Roy Neary (Richard Dreyfuss) works fixing electricity lines. One turbulent night, while on the job, he has a close encounter, along with some other people. After that he is haunted by a need to be somewhere else, and a strange vision he cannot comprehend. People all across the world see and hear mysterious things and the world stands ready to greet visitors from afar..That's all fairly conventional but thankfully `Spielberg's' script (check out the trivia for that) has a nice global feel. Most of Hollywood's concept of global is having America vs. Some Evil Foreign Country, or Americans running around in Some Silly Foreign Country. Here the script embraces the world - one of the leads is a Frenchman. who even speaks French! Shock! At the same time of feeling that events are shaking the world, Spielberg also allows us to concentrate on the human level. This is most present in Neary's storyline. His visions become a case of OCD, which causes very real family problems. They're refreshingly free of the sentimental twaddle that he sometimes coddles his movies in, and actually have a very believable air to how a family would act given Neary's increasingly odd behaviour after his encounter. The government plot strand, about their own efforts to contact the alien life forms, does not need to have the irritating current trend of paranoia. Thank God for that. And the aliens themselves? Sure, they pander to the generic `glowing-things'. but given the background story its acceptable and portrayed quite well.

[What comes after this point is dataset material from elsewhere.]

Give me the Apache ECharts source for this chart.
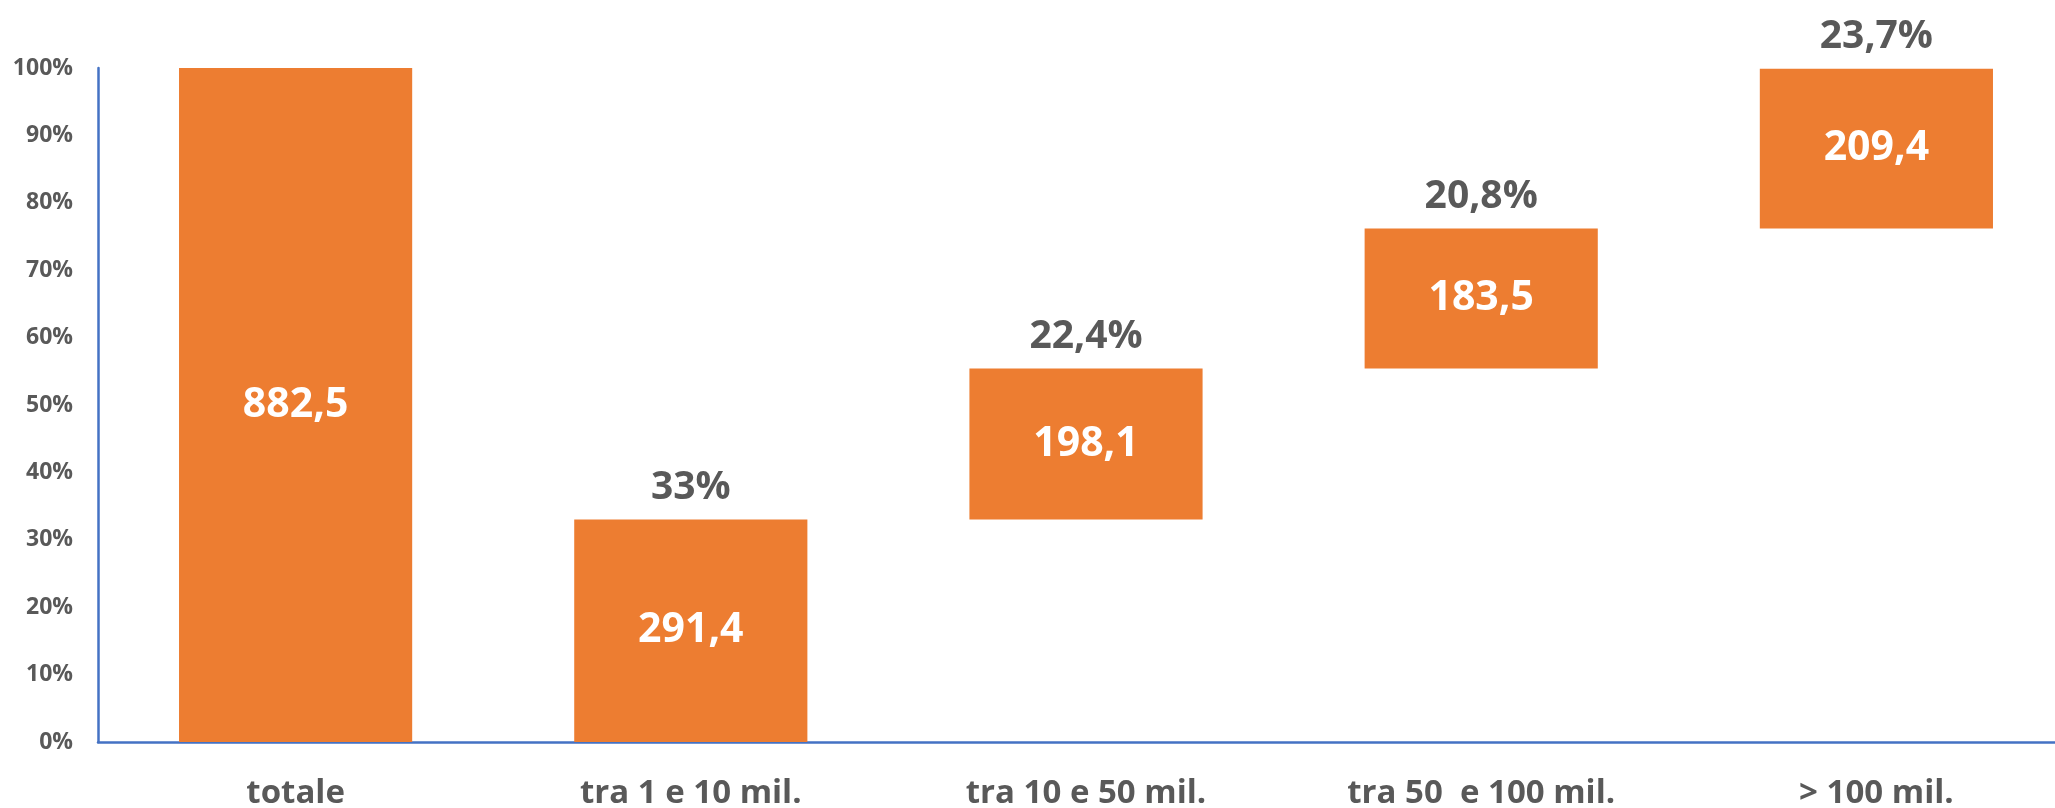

Acting wise there's nothing out-standing here. Dreyfuss is the most noticeable, due to his screen-time, and capably gives us the image of an ordinary man caught in (cue Hollywood voice) extraordinary circumstances. As the characters that are being played are all relatively normal, free of the gravitas that films generally imbue in them, there's not as much room to push the limits of character acting. What we have though is typically fine, except for a somewhat mawkish performance by Melinda Dillon (Oscar-nominated or not, I still didn't care for it).

Spielberg does the old `imbue-a-sense-of-wonder' trick here that he does so well, in the likes of `E.T.' and `A.I.' There definitely is a feeling of something fantastical, and wonderful in this movie. One of the key elements is the simple intonations done to signal the aliens - perhaps the most famous musical moment from a movie that isn't actually a soundtrack moment. Simple, but effective, and Spielberg matches it by keeping such scenes pure and uninterrupted. The cinematography is great (it won a deserved Oscar) with a great sense of scale about the whole effort (particularly at the end), as well as some superb lighting moments (the command centre, for example, really does feel like it's in a hollow from the way the light falls). Kudos to Spielberg for doing a polished effort again.

`Close Encounters of the Third Kind' deserves respect for being a more polished and intelligent movie than the majority of its peers. It has wonder that is sorely lacking in the flash-bang quick-edit of today, and a finale that, as a result, ultimately works and makes you look up above. It may lack in a on-the-edge-of-seat tension, but it should be seen. 8/10.